TASK TO COMPLETE
Copy out the records precisely, omitting pictures.

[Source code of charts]
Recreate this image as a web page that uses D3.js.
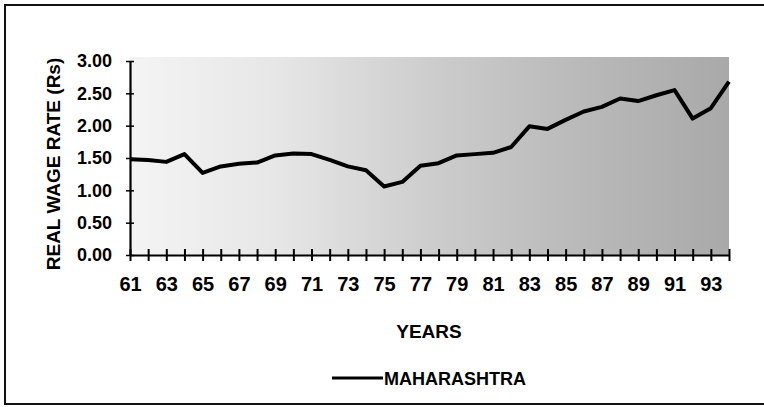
<!DOCTYPE html>
<html>
<head>
<meta charset="utf-8">
<style>
  body { margin: 0; background: #fff; }
  svg { display: block; }
  .lbl { font-family: "Liberation Sans", Arial, sans-serif; font-weight: bold; }
</style>
</head>
<body>
<svg width="764" height="407"></svg>
<script src="https://cdn.jsdelivr.net/npm/d3@7"></script>
<script>
  // real wage rate, Maharashtra, 1961-94
  const years = [61, 62, 63, 64, 65, 66, 67, 68, 69, 70, 71, 72, 73, 74, 75, 76, 77,
                 78, 79, 80, 81, 82, 83, 84, 85, 86, 87, 88, 89, 90, 91, 92, 93, 94]
  const wage = [1.48, 1.47, 1.44, 1.56, 1.27, 1.37, 1.41, 1.43, 1.54, 1.57, 1.56, 1.47, 1.37, 1.31, 1.06, 1.13, 1.38,
                1.42, 1.54, 1.56, 1.58, 1.67, 1.99, 1.95, 2.09, 2.22, 2.29, 2.42, 2.38, 2.47, 2.55, 2.11, 2.27, 2.68]
  const yTicks = [0, 0.5, 1, 1.5, 2, 2.5, 3]
  const xLabels = [61, 63, 65, 67, 69, 71, 73, 75, 77, 79, 81, 83, 85, 87, 89, 91, 93]
  const seriesName = "MAHARASHTRA"

  const svg = d3.select("svg")

  // outer frame of the scanned figure (right edge runs off the page)
  svg.append("rect")
    .attr("x", 5).attr("y", 5)
    .attr("width", 780).attr("height", 399)
    .attr("fill", "none")
    .attr("stroke", "#111")
    .attr("stroke-width", 2)

  const x = d3.scaleLinear().domain([61, 94]).range([130, 729])
  const y = d3.scaleLinear().domain([0, 3]).range([255, 61])

  // stippled plot background, denser towards the right
  const grad = svg.append("defs").append("linearGradient")
    .attr("id", "stip")
  grad.selectAll("stop")
    .data([[0, "#f4f4f4"], [0.25, "#e6e6e6"], [0.5, "#cdcdcd"], [0.7, "#bdbdbd"], [1, "#a9a9a9"]])
    .join("stop")
      .attr("offset", d => d[0])
      .attr("stop-color", d => d[1])

  svg.append("rect")
    .attr("x", x(61)).attr("y", y(3) - 4)
    .attr("width", x(94) - x(61)).attr("height", y(0) - y(3) + 4)
    .attr("fill", "url(#stip)")

  // x axis: a tick every year, labels on odd years
  const xAxis = svg.append("g")
    .attr("transform", `translate(0,${y(0)})`)
    .call(d3.axisBottom(x)
      .tickValues(years)
      .tickSize(0)
      .tickFormat(d => xLabels.includes(d) ? d : ""))
  xAxis.select(".domain").attr("stroke", "#000").attr("stroke-width", 2.2)
  xAxis.selectAll(".tick line")
    .attr("y1", -6).attr("y2", 6)
    .attr("stroke", "#000").attr("stroke-width", 2)
  xAxis.selectAll(".tick text")
    .attr("class", "lbl")
    .attr("y", 22)
    .attr("font-size", 20)
    .attr("fill", "#000")

  // y axis
  const yAxis = svg.append("g")
    .attr("transform", `translate(${x(61)},0)`)
    .call(d3.axisLeft(y)
      .tickValues(yTicks)
      .tickSize(0)
      .tickFormat(d3.format(".2f")))
  yAxis.select(".domain").attr("stroke", "#000").attr("stroke-width", 2.2)
  yAxis.selectAll(".tick line")
    .attr("x1", -4).attr("x2", 4)
    .attr("stroke", "#000").attr("stroke-width", 1.5)
  yAxis.selectAll(".tick text")
    .attr("class", "lbl")
    .attr("x", -18)
    .attr("font-size", 18)
    .attr("fill", "#000")

  svg.append("text")
    .attr("class", "lbl")
    .attr("transform", `translate(60,${(y(0) + y(3)) / 2 + 6}) rotate(-90)`)
    .attr("text-anchor", "middle")
    .attr("font-size", 19)
    .text("REAL WAGE RATE (Rs)")

  svg.append("text")
    .attr("class", "lbl")
    .attr("x", 429).attr("y", 338)
    .attr("text-anchor", "middle")
    .attr("font-size", 19)
    .text("YEARS")

  // the series
  const line = d3.line()
    .x((d, i) => x(years[i]))
    .y(d => y(d))

  svg.append("path")
    .datum(wage)
    .attr("d", line)
    .attr("fill", "none")
    .attr("stroke", "#000")
    .attr("stroke-width", 4)
    .attr("stroke-linejoin", "round")

  // legend
  const legend = svg.append("g").attr("transform", "translate(332,378)")
  legend.append("line")
    .attr("x1", 0).attr("x2", 51)
    .attr("stroke", "#000").attr("stroke-width", 3)
  legend.append("text")
    .attr("class", "lbl")
    .attr("x", 52).attr("y", 7)
    .attr("font-size", 18)
    .text(seriesName)
</script>
</body>
</html>
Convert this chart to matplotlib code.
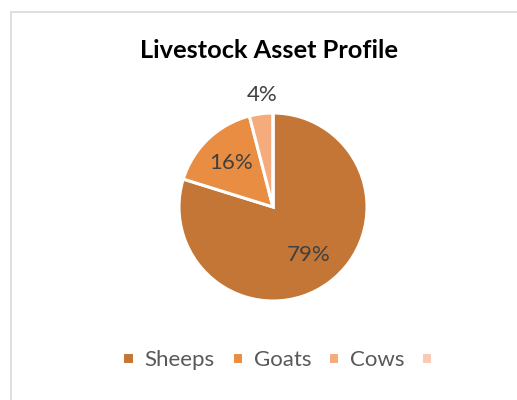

FINAL RESULT
Recreate this image as a web page that uses D3.js.
<!DOCTYPE html>
<html>
<head>
<meta charset="utf-8">
<style>
  body { margin: 0; background: #fff; }
  svg { display: block; }
  .lbl { font-family: "Liberation Sans", Arial, sans-serif; font-weight: bold; }
</style>
</head>
<body>
<svg width="764" height="407"></svg>
<script src="https://cdn.jsdelivr.net/npm/d3@7"></script>
<script>
  // real wage rate, Maharashtra, 1961-94
  const years = [61, 62, 63, 64, 65, 66, 67, 68, 69, 70, 71, 72, 73, 74, 75, 76, 77,
                 78, 79, 80, 81, 82, 83, 84, 85, 86, 87, 88, 89, 90, 91, 92, 93, 94]
  const wage = [1.48, 1.47, 1.44, 1.56, 1.27, 1.37, 1.41, 1.43, 1.54, 1.57, 1.56, 1.47, 1.37, 1.31, 1.06, 1.13, 1.38,
                1.42, 1.54, 1.56, 1.58, 1.67, 1.99, 1.95, 2.09, 2.22, 2.29, 2.42, 2.38, 2.47, 2.55, 2.11, 2.27, 2.68]
  const yTicks = [0, 0.5, 1, 1.5, 2, 2.5, 3]
  const xLabels = [61, 63, 65, 67, 69, 71, 73, 75, 77, 79, 81, 83, 85, 87, 89, 91, 93]
  const seriesName = "MAHARASHTRA"

  const svg = d3.select("svg")

  // outer frame of the scanned figure (right edge runs off the page)
  svg.append("rect")
    .attr("x", 5).attr("y", 5)
    .attr("width", 780).attr("height", 399)
    .attr("fill", "none")
    .attr("stroke", "#111")
    .attr("stroke-width", 2)

  const x = d3.scaleLinear().domain([61, 94]).range([130, 729])
  const y = d3.scaleLinear().domain([0, 3]).range([255, 61])

  // stippled plot background, denser towards the right
  const grad = svg.append("defs").append("linearGradient")
    .attr("id", "stip")
  grad.selectAll("stop")
    .data([[0, "#f4f4f4"], [0.25, "#e6e6e6"], [0.5, "#cdcdcd"], [0.7, "#bdbdbd"], [1, "#a9a9a9"]])
    .join("stop")
      .attr("offset", d => d[0])
      .attr("stop-color", d => d[1])

  svg.append("rect")
    .attr("x", x(61)).attr("y", y(3) - 4)
    .attr("width", x(94) - x(61)).attr("height", y(0) - y(3) + 4)
    .attr("fill", "url(#stip)")

  // x axis: a tick every year, labels on odd years
  const xAxis = svg.append("g")
    .attr("transform", `translate(0,${y(0)})`)
    .call(d3.axisBottom(x)
      .tickValues(years)
      .tickSize(0)
      .tickFormat(d => xLabels.includes(d) ? d : ""))
  xAxis.select(".domain").attr("stroke", "#000").attr("stroke-width", 2.2)
  xAxis.selectAll(".tick line")
    .attr("y1", -6).attr("y2", 6)
    .attr("stroke", "#000").attr("stroke-width", 2)
  xAxis.selectAll(".tick text")
    .attr("class", "lbl")
    .attr("y", 22)
    .attr("font-size", 20)
    .attr("fill", "#000")

  // y axis
  const yAxis = svg.append("g")
    .attr("transform", `translate(${x(61)},0)`)
    .call(d3.axisLeft(y)
      .tickValues(yTicks)
      .tickSize(0)
      .tickFormat(d3.format(".2f")))
  yAxis.select(".domain").attr("stroke", "#000").attr("stroke-width", 2.2)
  yAxis.selectAll(".tick line")
    .attr("x1", -4).attr("x2", 4)
    .attr("stroke", "#000").attr("stroke-width", 1.5)
  yAxis.selectAll(".tick text")
    .attr("class", "lbl")
    .attr("x", -18)
    .attr("font-size", 18)
    .attr("fill", "#000")

  svg.append("text")
    .attr("class", "lbl")
    .attr("transform", `translate(60,${(y(0) + y(3)) / 2 + 6}) rotate(-90)`)
    .attr("text-anchor", "middle")
    .attr("font-size", 19)
    .text("REAL WAGE RATE (Rs)")

  svg.append("text")
    .attr("class", "lbl")
    .attr("x", 429).attr("y", 338)
    .attr("text-anchor", "middle")
    .attr("font-size", 19)
    .text("YEARS")

  // the series
  const line = d3.line()
    .x((d, i) => x(years[i]))
    .y(d => y(d))

  svg.append("path")
    .datum(wage)
    .attr("d", line)
    .attr("fill", "none")
    .attr("stroke", "#000")
    .attr("stroke-width", 4)
    .attr("stroke-linejoin", "round")

  // legend
  const legend = svg.append("g").attr("transform", "translate(332,378)")
  legend.append("line")
    .attr("x1", 0).attr("x2", 51)
    .attr("stroke", "#000").attr("stroke-width", 3)
  legend.append("text")
    .attr("class", "lbl")
    .attr("x", 52).attr("y", 7)
    .attr("font-size", 18)
    .text(seriesName)
</script>
</body>
</html>
Convert this chart to matplotlib code.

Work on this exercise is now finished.